▶ Source material
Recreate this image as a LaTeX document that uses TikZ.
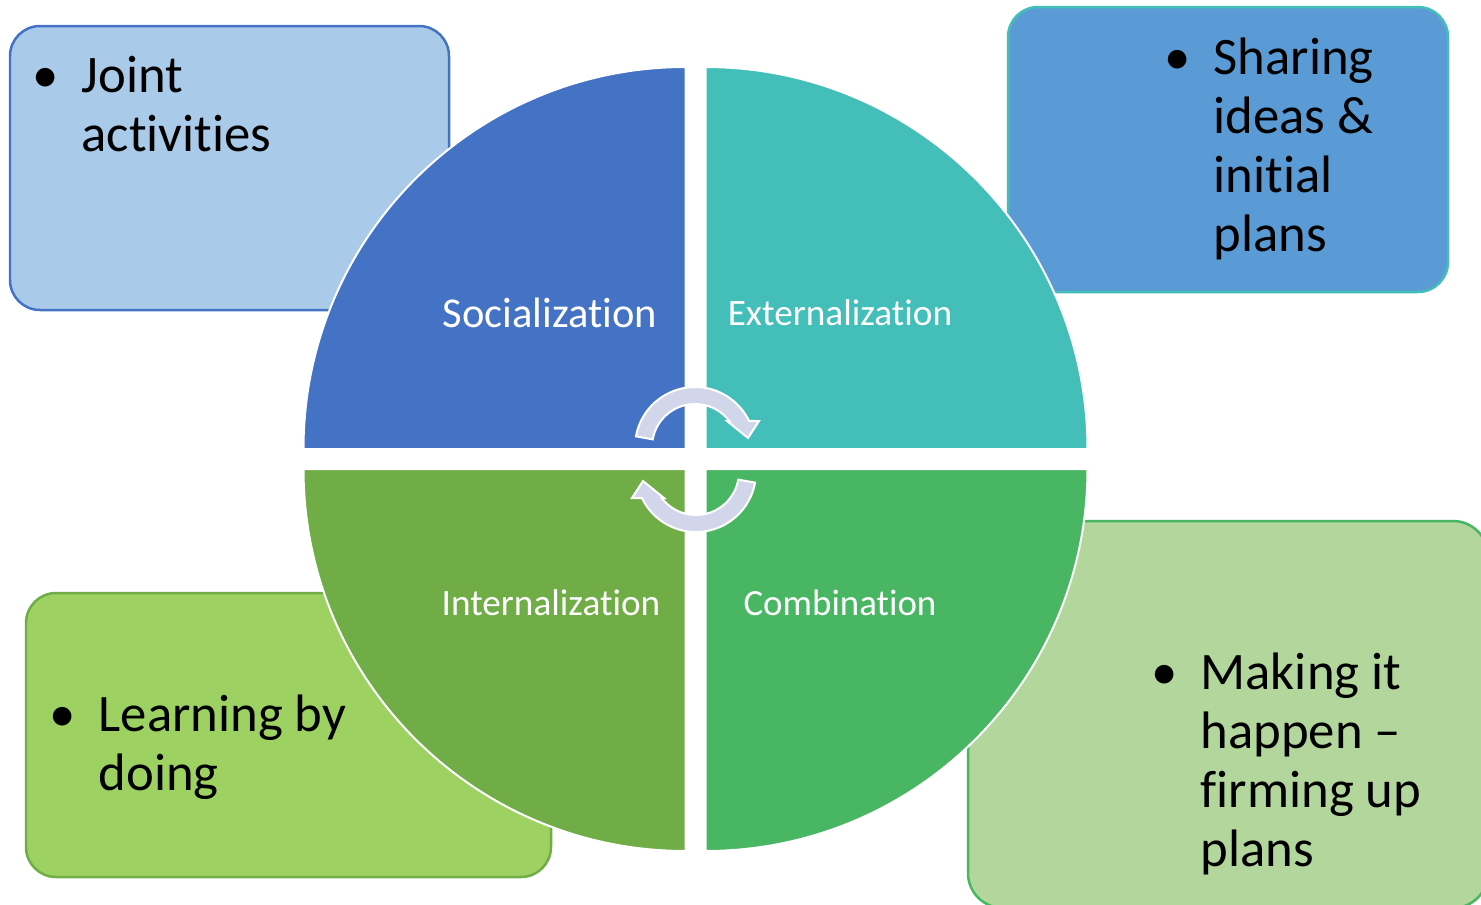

==

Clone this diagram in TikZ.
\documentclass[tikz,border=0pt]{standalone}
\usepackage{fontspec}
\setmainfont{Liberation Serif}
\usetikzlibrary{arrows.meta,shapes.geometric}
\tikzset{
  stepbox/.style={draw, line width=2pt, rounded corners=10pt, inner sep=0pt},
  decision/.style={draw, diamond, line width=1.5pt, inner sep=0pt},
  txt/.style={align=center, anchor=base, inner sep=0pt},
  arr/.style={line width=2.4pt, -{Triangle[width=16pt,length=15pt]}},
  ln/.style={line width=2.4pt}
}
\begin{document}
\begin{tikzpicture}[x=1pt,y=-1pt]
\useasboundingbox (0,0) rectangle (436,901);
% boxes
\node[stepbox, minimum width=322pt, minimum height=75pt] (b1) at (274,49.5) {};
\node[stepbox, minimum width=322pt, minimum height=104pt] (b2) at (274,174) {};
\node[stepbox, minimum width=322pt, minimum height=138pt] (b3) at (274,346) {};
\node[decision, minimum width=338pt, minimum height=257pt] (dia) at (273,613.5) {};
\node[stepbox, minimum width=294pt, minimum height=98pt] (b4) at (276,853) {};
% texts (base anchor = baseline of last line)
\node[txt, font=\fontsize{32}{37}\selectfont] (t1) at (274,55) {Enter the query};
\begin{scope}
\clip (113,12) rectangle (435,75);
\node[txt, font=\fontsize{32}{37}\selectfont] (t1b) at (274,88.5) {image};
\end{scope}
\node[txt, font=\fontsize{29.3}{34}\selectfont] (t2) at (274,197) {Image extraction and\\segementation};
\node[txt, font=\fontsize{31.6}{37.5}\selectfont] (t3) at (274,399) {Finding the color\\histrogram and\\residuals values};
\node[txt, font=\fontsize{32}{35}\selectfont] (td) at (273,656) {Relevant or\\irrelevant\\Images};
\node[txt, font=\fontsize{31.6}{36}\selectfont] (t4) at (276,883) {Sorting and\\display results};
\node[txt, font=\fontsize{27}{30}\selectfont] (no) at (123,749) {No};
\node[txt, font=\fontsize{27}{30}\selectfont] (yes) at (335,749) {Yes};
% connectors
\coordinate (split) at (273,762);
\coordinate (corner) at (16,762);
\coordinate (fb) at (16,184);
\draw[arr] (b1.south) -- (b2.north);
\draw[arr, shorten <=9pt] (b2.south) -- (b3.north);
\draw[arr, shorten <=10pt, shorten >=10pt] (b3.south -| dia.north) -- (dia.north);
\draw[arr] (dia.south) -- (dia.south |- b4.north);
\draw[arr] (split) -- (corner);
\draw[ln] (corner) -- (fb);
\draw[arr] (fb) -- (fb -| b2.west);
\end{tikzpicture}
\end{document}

▶ What the exercise asks
What is the number of lines containing "this"? Give that number only.

▶ Exercise output
2